I miss my friends terribly, but I have isolated myself because it’s hard to see people and bring something positive to them when I am just not up for feeling light. It leaves me with little to talk about most of the time, and I feel like I have to step into a role just to function outside of the house.

This depression has made it hard to write here. I feel overly indulgent. Narcissistic. I can’t imagine why anyone would want to read my ramblings. I don’t know what to share. If you’re a reader, it would mean a great deal to hear from you with some suggestions about meaningful topics. I miss this place, this practice. I want to get active here because in the midst of this bleak winter some really great things have been happening and I want to share these things with you.

In November, I took on the National Novel Writing Month (NANOWRIMO) challenge. I failed at getting 40,000 words hammered out, but I carried on the writing momentum and I’m hard at work at a first draft of my first novel. Any of you writerly types will know how slow this process can be. Doubly so if you have children and other jobs. The novel is loosely based on my experiences in burlesque, and I’m having so much fun with it. The story centers around a cirque cabaret troupe which is actually a front for an elite team of female mercenaries. I met some very awesome women working in burlesque.

I need to carve out more time to write, and I continue to fantasize about stealing a weekend away here or there to bang out an entire draft in total seclusion. If you need an apartment sitter, I’m your girl. The plan is to get a polished draft, and then shop it around to agents before I decided to self-publish instead. Either way, I’m getting it out there. It would be ideal to have an agent to worry about all of the details on my behalf, but I’ve worn a lot of hats before, I can do it again.

Somehow I’ve made time again for reading, which is something that I missed more than I realized. Escaping into all of these stories has been a balm for the difficult material swirling around my head. Book recommendations are always welcome, and I’m trying to focus on Thrillers, Spy Novels, and Female Fiction these days because it feeds nicely into the work I’m creating.

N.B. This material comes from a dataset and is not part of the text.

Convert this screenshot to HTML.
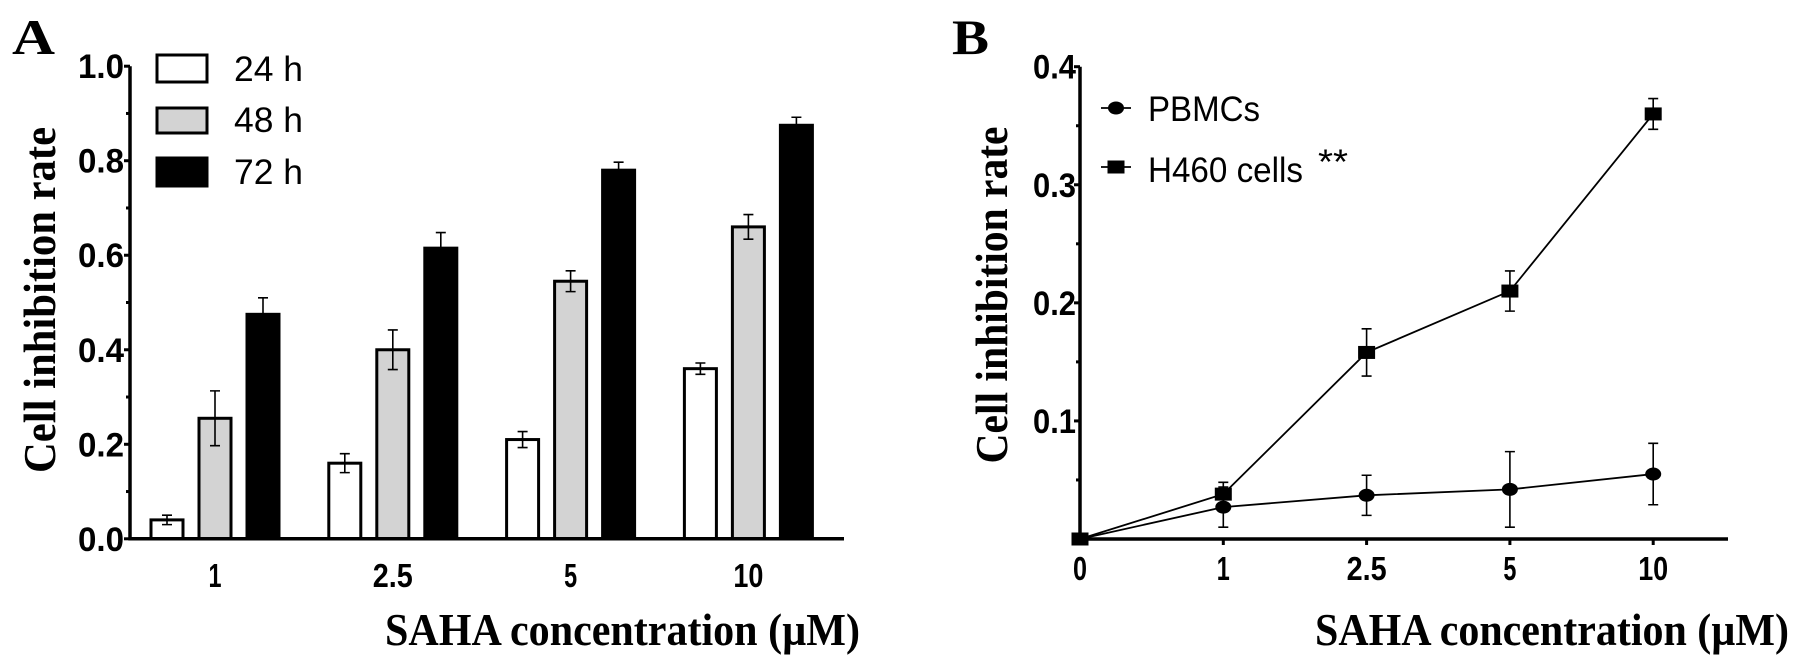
<!DOCTYPE html>
<html><head><meta charset="utf-8"><style>
html,body{margin:0;padding:0;background:#fff;}
svg{display:block;}
</style></head><body>
<svg id="c" width="1795" height="659" viewBox="0 0 1795 659" xmlns="http://www.w3.org/2000/svg"></svg>
<script>
// Panel A data
const catsA = ["1","2.5","5","10"];
const seriesNamesA = ["24 h","48 h","72 h"];
const v24 = [0.04,0.16,0.21,0.36];
const v48 = [0.255,0.40,0.545,0.66];
const v72 = [0.475,0.615,0.78,0.875];
const e24 = [0.01,0.02,0.017,0.012];
const e48 = [0.058,0.042,0.022,0.026];
const e72 = [0.035,0.033,0.017,0.017];
const yTicksA = ["0.0","0.2","0.4","0.6","0.8","1.0"];
// Panel B data
const catsB = ["0","1","2.5","5","10"];
const pbmc = [0,0.027,0.037,0.042,0.055];
const pbmcErr = [0,0.017,0.017,0.032,0.026];
const h460 = [0,0.038,0.158,0.21,0.36];
const h460Err = [0,0.01,0.02,0.017,0.013];
const yTicksB = ["0.1","0.2","0.3","0.4"];

const NS="http://www.w3.org/2000/svg";
const svg=document.getElementById('c');
function mk(tag,attrs,parent){const e=document.createElementNS(NS,tag);for(const k in attrs)e.setAttribute(k,attrs[k]);(parent||svg).appendChild(e);return e;}
function txt(s,x,y,size,opts,parent){
  const e=mk('text',{x:x,y:y,'font-size':size,'font-family':opts.serif?'"Liberation Serif",serif':'"Liberation Sans",sans-serif','font-weight':opts.bold?'bold':'normal','text-anchor':opts.anchor||'start',fill:'#000'},parent);
  if(opts.len){e.setAttribute('textLength',opts.len);e.setAttribute('lengthAdjust','spacingAndGlyphs');}
  if(opts.rot)e.setAttribute('transform','rotate(-90 '+x+' '+y+')');
  e.textContent=s;return e;
}

// ---------- Panel A ----------
const A={x0:130,x1:844,y0:538.8,yTop:66.2,max:1.0};
const yA=v=>A.y0-(v/A.max)*(A.y0-A.yTop);
const grpA=i=>215+i*177.8;
const gA=mk('g',{});


let t=txt('A',12,54,50,{serif:true,bold:true,len:43},gA);

const vals=[v24,v48,v72],errs=[e24,e48,e72],fills=['#fff','#d3d3d3','#000'],offs=[-48,0,48];
const bw=32;
for(let s=0;s<3;s++){for(let i=0;i<catsA.length;i++){
  const cx=grpA(i)+offs[s],top=yA(vals[s][i]);
  const r=mk('rect',{x:cx-bw/2,y:top,width:bw,height:A.y0-top,fill:fills[s],stroke:'#000','stroke-width':3},gA);
  
  
  const eh=yA(vals[s][i]+errs[s][i]),el=yA(vals[s][i]-errs[s][i]);
  const p=mk('path',{d:`M${cx},${eh}V${el}M${cx-5},${eh}H${cx+5}M${cx-5},${el}H${cx+5}`,stroke:'#000','stroke-width':1.6,fill:'none'},gA);
  
}}
let ax=mk('path',{d:`M${A.x0},${A.yTop}V${A.y0}H${A.x1}`,stroke:'#000','stroke-width':3.5,fill:'none'},gA);

for(let k=0;k<=10;k++){const v=k*0.1,y=yA(v);
  mk('line',{x1:A.x0-(k%2?4:6),x2:A.x0,y1:y,y2:y,stroke:'#000','stroke-width':3},gA);}
yTicksA.forEach((s,k)=>{const y=yA(parseFloat(s));
  const e=txt(s,124,y+12,34,{bold:true,anchor:'end',len:46},gA);
  });
catsA.forEach((s,i)=>{const e=txt(s,grpA(i),587,33,{bold:true,anchor:'middle',len:[13,40,13,30][i]},gA);
  });
t=txt('SAHA concentration (µM)',385,645,46,{serif:true,bold:true,len:475},gA);

t=txt('Cell inhibition rate',55,300,46,{serif:true,bold:true,anchor:'middle',len:346,rot:true},gA);

const legY=[[55,82,81],[108,133,132],[158,186,184]];
for(let s=0;s<3;s++){
  const r=mk('rect',{x:157,y:legY[s][0],width:50,height:legY[s][1]-legY[s][0],fill:fills[s],stroke:'#000','stroke-width':3},gA);
  
  const e=txt(seriesNamesA[s],234,legY[s][2],35,{len:69},gA);
  
}

// ---------- Panel B ----------
const B={x0:1080,x1:1728,y0:539,yTop:66.7,max:0.4};
const yB=v=>B.y0-(v/B.max)*(B.y0-B.yTop);
const xB=i=>1080+i*143.3;
const gB=mk('g',{});


t=txt('B',952,54,50,{serif:true,bold:true,len:37},gB);

ax=mk('path',{d:`M${B.x0},${B.yTop}V${B.y0}H${B.x1}`,stroke:'#000','stroke-width':3.5,fill:'none'},gB);

for(let k=1;k<=8;k++){const y=yB(k*0.05);
  mk('line',{x1:B.x0-(k%2?4:6),x2:B.x0,y1:y,y2:y,stroke:'#000','stroke-width':3},gB);}
catsB.forEach((s,i)=>{mk('line',{x1:xB(i),x2:xB(i),y1:B.y0,y2:B.y0+6,stroke:'#000','stroke-width':3},gB);
  const e=txt(s,xB(i),580,33,{bold:true,anchor:'middle',len:[14,13,40,13,30][i]},gB);
  });
yTicksB.forEach(s=>{const y=yB(parseFloat(s));
  const e=txt(s,1076,y+12,34,{bold:true,anchor:'end',len:43},gB);
  });
t=txt('SAHA concentration (µM)',1315,645,46,{serif:true,bold:true,len:474},gB);

t=txt('Cell inhibition rate',1007,295,46,{serif:true,bold:true,anchor:'middle',len:337,rot:true},gB);

function series(vals,errs,name,square){
  const g=mk('g',{},gB);
  
  
  const l=mk('polyline',{points:vals.map((v,i)=>xB(i)+','+yB(v)).join(' '),fill:'none',stroke:'#000','stroke-width':1.8},g);
  
  vals.forEach((v,i)=>{
    if(errs[i]>0){const x=xB(i),h=yB(v+errs[i]),lo=yB(v-errs[i]);
      const p=mk('path',{d:`M${x},${h}V${lo}M${x-5},${h}H${x+5}M${x-5},${lo}H${x+5}`,stroke:'#000','stroke-width':1.6,fill:'none'},g);
      }
    const m=square?mk('rect',{x:xB(i)-8.5,y:yB(v)-6.5,width:17,height:13,fill:'#000'},g)
                   :mk('ellipse',{cx:xB(i),cy:yB(v),rx:8,ry:6.5,fill:'#000'},g);
    
    
  });
}
series(pbmc,pbmcErr,'pbmcs',false);
series(h460,h460Err,'h460',true);
mk('line',{x1:1101,x2:1131,y1:108,y2:108,stroke:'#000','stroke-width':1.8},gB);
let m=mk('ellipse',{cx:1116,cy:108,rx:8,ry:6.5,fill:'#000'},gB);

t=txt('PBMCs',1148,121,35,{len:112},gB);

mk('line',{x1:1101,x2:1131,y1:167,y2:167,stroke:'#000','stroke-width':1.8},gB);
m=mk('rect',{x:1107.5,y:160.5,width:17,height:13,fill:'#000'},gB);

t=txt('H460 cells',1148,182,35,{len:155},gB);

t=txt('**',1318,174,35,{len:30},gB);

</script>
</body></html>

As I’m typing, a tiny army of toddlers in tiny pink snow suits is ambling into the building. I’m at York University campus today, I guess this must be their daycare out for a walk. What joy I get from watching my own little toddler growing and taking on the world. He fills me with so much love, it can melt through even the bleakest moments. My girls are also growing so quickly, so gracefully most of the time. It’s been harder for them to understand what I’ve been going through, and I’m never sure how much to share with a child. I’ve been working on a letter for them, so they can have a little more perspective about what’s happening with me. I would hate for them to assume any responsibility for my state.

I stepped away from my brief job in the retail sector. Instead, I am commuting a couple of days a week into the city with Sarah, to make her drive more bearable. With another human in the car, she can take the HOV lane and shave significant time off her commute. I’m also working to help her grow her photography business, and I’m working at growing our other family business at tallearth.com with my decent grasp of social media. Most days feel like they are wrapped in a fog, but that fog seems to be thinning.

I’m dreaming of my family in our own modest home somewhere in the country. We are yearning for that independence again, and working hard at lining up our ducks so they march in that direction. I’m longing to get this book out of my head, and into the hands of readers. I’m fantasizing about our other businesses growing so we can live with more joy and freedom. I’m trying to carve out joy wherever I can in the ‘right here and now’.

Tell me how you’re coping with the winter? You’re all so wonderfully clever, I’m sure you can inspire us with a few new tricks to help with the next couple of months of slush and snow. Send me news of your lives. Tell me what the winter has taught you.